In den nächsten Jahren und mit Windows 10 wird die Unterstützung für "per-monitor DPI" sicherlich besser werden, sowohl vom System als auch von Drittprogrammen. Aber es wird einige Zeit dauern, bis es im Alltag nicht mehr stört, und das Problem wird wohl immer wahrnehmbar bleiben (so wie heute zwar die meisten Anwendungen mit Hi-DPI umgehen können, man aber doch immer mal einzelne Programme findet, die das nicht tun).
Man könnte natürlich sagen, es wäre besser gewesen, Microsoft hätte das Problem an der Wurzel gepackt und die DPI-Skalierung "richtig" gemacht, also so, daß die Anwendung davon gar nichts mitbekommen muß, so wie sie eigentlich gar nicht wissen sollte, wie groß ein Pixel gerade ist. Das haben sie auch gemacht: Windows 8-Apps skalieren i.d.R. problemlos, weil das Problem hier von vorneherein vermieden wurde, und das überträgt sich auf die technisch verwandten Universal Apps in Windows 10. Desgleichen gilt für Anwendungen, die mit WPF gemacht wurden.
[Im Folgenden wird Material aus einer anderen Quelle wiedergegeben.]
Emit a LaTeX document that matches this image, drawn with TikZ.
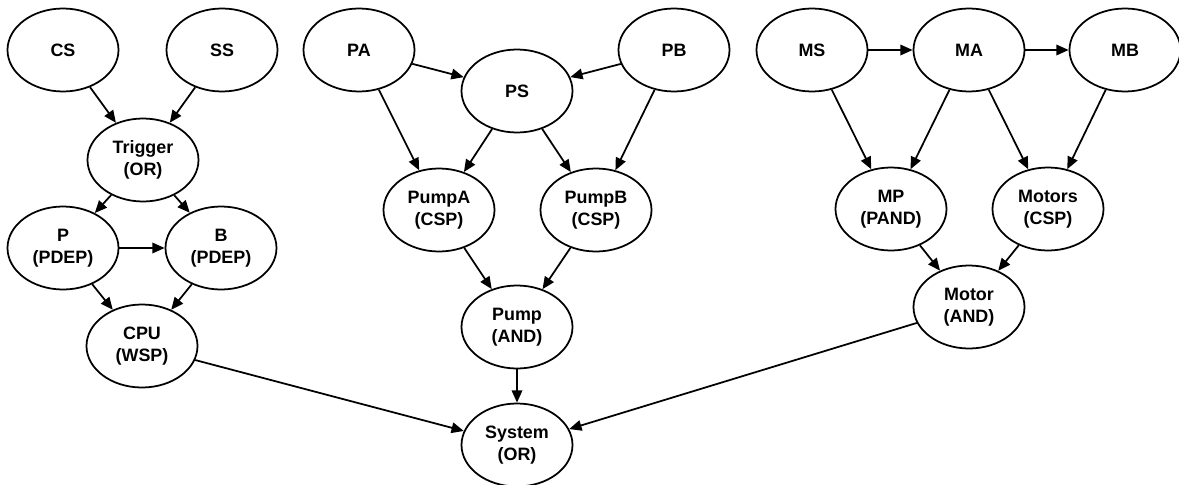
\documentclass[tikz,border=0pt]{standalone}
\usepackage{fontspec}
\setmainfont{Liberation Sans}
\usetikzlibrary{shapes.geometric,arrows.meta}

\begin{document}
\begin{tikzpicture}
[node/.style={ellipse, draw=black!100, line width=1pt, minimum width=2.22cm, minimum height=1.66cm, inner sep=0pt, align=center, font=\fontsize{10.2pt}{12.6pt}\selectfont\bfseries},
arr/.style={-{Triangle[length=7pt,width=6pt]}, line width=1pt}]

\useasboundingbox (0,0) rectangle (23.58,-9.7);

\node[node] (cs) at (1.26,-1.0) {CS};
\node[node] (ss) at (4.44,-1.0) {SS};
\node[node] (trigger) at (2.86,-3.2) {Trigger \\ (OR)};
\node[node] (p) at (1.26,-4.96) {P \\ (PDEP)};
\node[node] (b) at (4.42,-4.96) {B \\ (PDEP)};
\node[node] (cpu) at (2.84,-6.92) {CPU \\ (WSP)};

\node[node] (pa) at (7.18,-1.0) {PA};
\node[node] (ps) at (10.34,-1.82) {PS};
\node[node] (pb) at (13.48,-1.0) {PB};
\node[node] (pumpa) at (8.78,-4.2) {PumpA \\ (CSP)};
\node[node] (pumpb) at (11.92,-4.2) {PumpB \\ (CSP)};
\node[node] (pump) at (10.34,-6.54) {Pump \\ (AND)};
\node[node] (system) at (10.34,-8.9) {System \\ (OR)};

\node[node] (ms) at (16.24,-1.0) {MS};
\node[node] (ma) at (19.38,-1.0) {MA};
\node[node] (mb) at (22.5,-1.0) {MB};
\node[node] (mp) at (17.82,-4.18) {MP \\ (PAND)};
\node[node] (motors) at (20.96,-4.18) {Motors \\ (CSP)};
\node[node] (motor) at (19.38,-6.14) {Motor \\ (AND)};

\draw[arr] (cs) edge (trigger);
\draw[arr] (ss) edge (trigger);
\draw[arr] (trigger) edge (p);
\draw[arr] (trigger) edge (b);
\draw[arr] (p) edge (b);
\draw[arr] (p) edge (cpu);
\draw[arr] (b) edge (cpu);
\draw[arr] (cpu) edge (system);

\draw[arr] (pa) edge (ps);
\draw[arr] (pb) edge (ps);
\draw[arr] (pa) edge (pumpa);
\draw[arr] (ps) edge (pumpa);
\draw[arr] (ps) edge (pumpb);
\draw[arr] (pb) edge (pumpb);
\draw[arr] (pumpa) edge (pump);
\draw[arr] (pumpb) edge (pump);
\draw[arr] (pump) edge (system);

\draw[arr] (ms) edge (ma);
\draw[arr] (ma) edge (mb);
\draw[arr] (ms) edge (mp);
\draw[arr] (ma) edge (mp);
\draw[arr] (ma) edge (motors);
\draw[arr] (mb) edge (motors);
\draw[arr] (mp) edge (motor);
\draw[arr] (motors) edge (motor);
\draw[arr] (motor) edge (system);
\end{tikzpicture}
\end{document}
Aber es ist auch klar, daß man an den Grundprinzipien der Skalierung für gewöhnliche Win32-Anwendungen nicht rütteln kann, weil es so unglaublich viele Programme gibt, die sich auf den
status quo verlassen. Deshalb wird es, wie oben beschrieben, noch einiges an Geduld erfordern, bis "per-monitor DPI" im Alltag keine Probleme mehr macht.